6.  A less individualistic view of baptism would help us.  Too often we make baptism a Pelagian ordinance: the reason we don't baptise babies is because everything is suspended on the choice of the individual!  There is some truth to this - we, I think rightly, ordinarily expect the baptised to understand what they are doing to some extent, and to desire baptism.  But this doesn't mean it is just down to the individual to decide whether they should be baptised, or down to the individual to decide whether their baptism was valid.  The church has a commission to baptise, and it is down to the church to decide if someone is ready for baptism, and to acknowledge the baptism of individuals.

7.  I think one of the reasons the apostle Paul regularly points people back to their baptism as constituting their identity is because baptism is an objective, tangible thing.  We are in danger of undermining this when we make baptism all about the individual's state of heart and mind.  Baptism is about Christ.  Therefore, the person baptised can look back at their baptism and see Christ at work.  Of course their faith is necessary, but this is exactly how they exercise faith in the present: to remember that they are baptised.  I think people baptised as infants can still be encouraged to exercise this sort of faith.

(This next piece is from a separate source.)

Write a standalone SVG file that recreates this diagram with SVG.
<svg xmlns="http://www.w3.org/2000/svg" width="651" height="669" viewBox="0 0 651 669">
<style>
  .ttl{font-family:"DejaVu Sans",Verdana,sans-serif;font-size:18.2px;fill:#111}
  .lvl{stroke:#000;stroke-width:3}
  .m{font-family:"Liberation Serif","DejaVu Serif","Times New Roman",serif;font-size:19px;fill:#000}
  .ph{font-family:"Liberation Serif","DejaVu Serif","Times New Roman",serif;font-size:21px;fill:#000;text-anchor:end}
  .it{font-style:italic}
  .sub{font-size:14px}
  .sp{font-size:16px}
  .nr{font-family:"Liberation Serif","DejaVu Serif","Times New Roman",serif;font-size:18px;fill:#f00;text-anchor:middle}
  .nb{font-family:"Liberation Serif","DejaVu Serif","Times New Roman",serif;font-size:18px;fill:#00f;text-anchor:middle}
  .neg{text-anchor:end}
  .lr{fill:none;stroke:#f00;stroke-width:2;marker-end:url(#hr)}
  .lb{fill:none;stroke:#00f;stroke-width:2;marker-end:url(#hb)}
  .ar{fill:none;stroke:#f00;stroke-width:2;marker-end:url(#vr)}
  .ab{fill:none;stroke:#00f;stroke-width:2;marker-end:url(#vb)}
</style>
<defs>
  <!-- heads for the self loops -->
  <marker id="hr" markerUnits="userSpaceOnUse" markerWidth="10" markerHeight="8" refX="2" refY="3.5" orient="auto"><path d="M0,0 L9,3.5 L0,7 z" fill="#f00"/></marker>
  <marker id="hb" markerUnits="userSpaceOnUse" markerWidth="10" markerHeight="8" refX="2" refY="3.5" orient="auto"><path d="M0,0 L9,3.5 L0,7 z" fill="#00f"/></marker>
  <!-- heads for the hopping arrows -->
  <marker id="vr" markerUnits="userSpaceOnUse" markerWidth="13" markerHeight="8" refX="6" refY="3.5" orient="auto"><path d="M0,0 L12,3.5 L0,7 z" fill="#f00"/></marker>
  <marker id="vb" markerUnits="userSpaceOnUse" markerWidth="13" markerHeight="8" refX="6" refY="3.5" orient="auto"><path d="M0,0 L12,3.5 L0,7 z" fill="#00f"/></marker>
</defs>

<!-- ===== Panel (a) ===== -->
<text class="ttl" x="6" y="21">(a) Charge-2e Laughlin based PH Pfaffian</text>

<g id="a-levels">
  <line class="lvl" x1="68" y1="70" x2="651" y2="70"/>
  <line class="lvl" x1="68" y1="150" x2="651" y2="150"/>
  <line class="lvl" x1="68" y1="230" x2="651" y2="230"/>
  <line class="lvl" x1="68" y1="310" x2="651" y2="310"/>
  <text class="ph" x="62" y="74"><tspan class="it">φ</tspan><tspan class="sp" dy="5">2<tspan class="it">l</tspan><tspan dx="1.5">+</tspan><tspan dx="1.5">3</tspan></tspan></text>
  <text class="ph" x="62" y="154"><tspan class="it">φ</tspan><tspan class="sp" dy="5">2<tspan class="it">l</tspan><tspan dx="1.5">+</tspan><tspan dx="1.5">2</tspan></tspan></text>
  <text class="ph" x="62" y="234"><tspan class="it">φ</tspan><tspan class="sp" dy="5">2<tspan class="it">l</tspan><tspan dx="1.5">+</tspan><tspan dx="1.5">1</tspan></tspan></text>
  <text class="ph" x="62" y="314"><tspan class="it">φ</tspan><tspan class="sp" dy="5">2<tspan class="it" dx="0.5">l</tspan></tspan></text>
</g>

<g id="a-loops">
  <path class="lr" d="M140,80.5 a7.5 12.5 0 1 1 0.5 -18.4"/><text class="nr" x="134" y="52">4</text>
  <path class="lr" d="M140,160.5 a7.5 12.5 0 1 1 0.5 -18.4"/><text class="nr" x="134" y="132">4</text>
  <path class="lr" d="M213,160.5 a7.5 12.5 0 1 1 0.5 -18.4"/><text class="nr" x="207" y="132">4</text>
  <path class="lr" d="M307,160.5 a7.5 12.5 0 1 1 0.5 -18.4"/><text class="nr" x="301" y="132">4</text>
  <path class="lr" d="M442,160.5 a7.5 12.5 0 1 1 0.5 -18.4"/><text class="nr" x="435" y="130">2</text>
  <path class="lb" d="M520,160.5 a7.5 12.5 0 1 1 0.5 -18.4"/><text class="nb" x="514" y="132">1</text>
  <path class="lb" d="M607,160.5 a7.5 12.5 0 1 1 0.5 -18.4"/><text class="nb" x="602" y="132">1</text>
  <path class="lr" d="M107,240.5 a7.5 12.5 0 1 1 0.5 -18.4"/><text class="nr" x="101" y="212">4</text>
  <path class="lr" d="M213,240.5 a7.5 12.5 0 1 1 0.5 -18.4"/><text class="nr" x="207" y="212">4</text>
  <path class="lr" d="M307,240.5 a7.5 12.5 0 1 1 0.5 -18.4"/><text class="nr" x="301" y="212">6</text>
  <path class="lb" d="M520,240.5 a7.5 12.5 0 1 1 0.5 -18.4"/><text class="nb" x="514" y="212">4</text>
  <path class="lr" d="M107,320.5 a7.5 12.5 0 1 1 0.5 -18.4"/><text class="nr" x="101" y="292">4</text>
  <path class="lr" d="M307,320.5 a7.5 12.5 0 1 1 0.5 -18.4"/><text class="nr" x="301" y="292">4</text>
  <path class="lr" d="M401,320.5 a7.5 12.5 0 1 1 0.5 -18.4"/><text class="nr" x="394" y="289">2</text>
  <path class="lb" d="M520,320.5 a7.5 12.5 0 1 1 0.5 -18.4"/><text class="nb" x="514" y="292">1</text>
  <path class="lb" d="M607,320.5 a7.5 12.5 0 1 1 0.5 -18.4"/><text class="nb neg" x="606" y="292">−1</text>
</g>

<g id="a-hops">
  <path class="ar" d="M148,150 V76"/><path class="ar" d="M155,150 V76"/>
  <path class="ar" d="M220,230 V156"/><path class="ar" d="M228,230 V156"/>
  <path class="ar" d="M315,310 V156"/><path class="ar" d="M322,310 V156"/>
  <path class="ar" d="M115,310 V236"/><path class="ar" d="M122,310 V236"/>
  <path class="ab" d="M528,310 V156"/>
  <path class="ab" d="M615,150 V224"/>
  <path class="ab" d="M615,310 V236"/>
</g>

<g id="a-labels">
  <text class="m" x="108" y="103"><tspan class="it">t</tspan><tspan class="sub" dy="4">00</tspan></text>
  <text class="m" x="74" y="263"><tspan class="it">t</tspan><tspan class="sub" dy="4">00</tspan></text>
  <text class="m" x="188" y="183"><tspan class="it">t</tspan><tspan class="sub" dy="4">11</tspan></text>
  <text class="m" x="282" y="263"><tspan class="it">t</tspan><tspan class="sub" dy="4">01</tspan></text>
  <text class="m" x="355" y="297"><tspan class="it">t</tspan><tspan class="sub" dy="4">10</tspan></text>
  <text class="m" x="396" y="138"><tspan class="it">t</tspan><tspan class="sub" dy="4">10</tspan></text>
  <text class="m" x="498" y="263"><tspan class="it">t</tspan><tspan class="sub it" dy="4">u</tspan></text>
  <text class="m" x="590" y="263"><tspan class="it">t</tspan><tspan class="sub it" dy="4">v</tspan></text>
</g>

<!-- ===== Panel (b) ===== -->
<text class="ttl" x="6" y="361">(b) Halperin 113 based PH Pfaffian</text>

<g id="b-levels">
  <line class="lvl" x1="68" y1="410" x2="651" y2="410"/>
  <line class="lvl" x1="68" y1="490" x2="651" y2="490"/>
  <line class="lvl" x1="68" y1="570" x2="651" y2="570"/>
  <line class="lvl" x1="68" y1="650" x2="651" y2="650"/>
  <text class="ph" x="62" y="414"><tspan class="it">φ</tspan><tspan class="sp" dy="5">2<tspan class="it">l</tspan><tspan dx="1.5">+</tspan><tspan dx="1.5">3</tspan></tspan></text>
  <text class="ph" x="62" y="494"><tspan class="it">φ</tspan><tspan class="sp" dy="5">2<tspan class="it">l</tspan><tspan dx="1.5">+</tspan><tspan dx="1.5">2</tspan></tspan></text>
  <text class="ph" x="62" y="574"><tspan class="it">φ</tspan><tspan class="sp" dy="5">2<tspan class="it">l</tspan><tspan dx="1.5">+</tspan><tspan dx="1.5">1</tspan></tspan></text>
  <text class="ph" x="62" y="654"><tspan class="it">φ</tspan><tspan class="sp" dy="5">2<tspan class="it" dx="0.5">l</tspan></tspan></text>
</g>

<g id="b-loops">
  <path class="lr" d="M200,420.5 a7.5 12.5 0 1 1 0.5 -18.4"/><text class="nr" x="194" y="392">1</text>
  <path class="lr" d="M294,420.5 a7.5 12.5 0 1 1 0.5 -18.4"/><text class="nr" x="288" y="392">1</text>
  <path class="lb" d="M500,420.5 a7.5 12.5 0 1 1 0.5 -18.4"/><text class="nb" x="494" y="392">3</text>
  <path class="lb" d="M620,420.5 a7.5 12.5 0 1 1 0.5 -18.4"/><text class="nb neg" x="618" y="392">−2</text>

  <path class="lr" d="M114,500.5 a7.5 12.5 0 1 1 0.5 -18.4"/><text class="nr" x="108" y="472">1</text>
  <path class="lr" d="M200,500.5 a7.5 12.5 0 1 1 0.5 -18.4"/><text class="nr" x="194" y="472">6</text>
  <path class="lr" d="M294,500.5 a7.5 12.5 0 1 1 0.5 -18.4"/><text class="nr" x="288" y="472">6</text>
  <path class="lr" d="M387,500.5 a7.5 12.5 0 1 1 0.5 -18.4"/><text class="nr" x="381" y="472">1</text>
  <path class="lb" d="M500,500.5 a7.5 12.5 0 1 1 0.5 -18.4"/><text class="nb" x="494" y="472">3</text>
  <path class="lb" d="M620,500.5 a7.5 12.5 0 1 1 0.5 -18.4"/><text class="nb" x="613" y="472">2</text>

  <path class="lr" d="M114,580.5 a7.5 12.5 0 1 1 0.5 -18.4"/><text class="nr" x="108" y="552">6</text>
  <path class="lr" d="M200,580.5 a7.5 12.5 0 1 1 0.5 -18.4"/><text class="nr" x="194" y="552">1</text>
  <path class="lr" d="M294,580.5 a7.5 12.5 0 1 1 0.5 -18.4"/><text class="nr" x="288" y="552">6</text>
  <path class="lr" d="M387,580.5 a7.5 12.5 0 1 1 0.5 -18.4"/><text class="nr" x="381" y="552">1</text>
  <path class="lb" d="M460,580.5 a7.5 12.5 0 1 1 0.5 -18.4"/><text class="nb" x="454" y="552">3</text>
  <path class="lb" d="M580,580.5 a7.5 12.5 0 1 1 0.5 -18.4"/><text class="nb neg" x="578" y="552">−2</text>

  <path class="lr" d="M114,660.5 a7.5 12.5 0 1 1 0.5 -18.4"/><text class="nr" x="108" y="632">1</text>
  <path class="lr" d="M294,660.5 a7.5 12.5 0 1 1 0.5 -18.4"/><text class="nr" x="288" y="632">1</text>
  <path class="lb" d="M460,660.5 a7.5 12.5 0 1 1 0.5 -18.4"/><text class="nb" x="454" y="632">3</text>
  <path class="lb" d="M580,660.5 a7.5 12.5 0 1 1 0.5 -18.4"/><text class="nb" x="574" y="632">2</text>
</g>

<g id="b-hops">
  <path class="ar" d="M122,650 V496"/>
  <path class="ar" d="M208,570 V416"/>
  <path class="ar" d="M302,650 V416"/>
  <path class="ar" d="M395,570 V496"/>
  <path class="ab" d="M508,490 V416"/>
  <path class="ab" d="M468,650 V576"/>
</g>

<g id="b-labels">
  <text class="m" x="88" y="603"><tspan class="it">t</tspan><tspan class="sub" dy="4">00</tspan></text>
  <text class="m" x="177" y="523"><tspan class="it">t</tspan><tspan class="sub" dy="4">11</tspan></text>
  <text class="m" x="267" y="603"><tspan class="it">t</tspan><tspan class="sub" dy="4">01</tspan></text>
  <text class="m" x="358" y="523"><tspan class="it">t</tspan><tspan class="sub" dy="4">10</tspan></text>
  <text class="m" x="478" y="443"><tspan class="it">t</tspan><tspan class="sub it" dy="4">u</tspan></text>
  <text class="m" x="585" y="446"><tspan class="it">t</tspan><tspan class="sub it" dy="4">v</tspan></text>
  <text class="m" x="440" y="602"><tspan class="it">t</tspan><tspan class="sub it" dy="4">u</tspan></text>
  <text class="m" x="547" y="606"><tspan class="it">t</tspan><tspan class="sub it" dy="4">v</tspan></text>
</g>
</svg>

8.  Because baptism isn't primarily about the individual but about Christ, we shouldn't require people to deliver a testimony at their baptism.  Their entry to the water is testimony enough.

9.  Because baptism is into Christ, and therefore into his body, everyone who is baptised should be enrolled as a church member as a direct result.

10.  Nobody should be taking Holy Communion if they haven't been baptised.  Get born, then eat food.  This is the consensus of the Church from earliest times: "But let no one eat or drink of your Eucharist, unless they have been baptised into the name of the Lord."  If you think someone is ready to take Communion, they are ready to be baptised.  Do that first.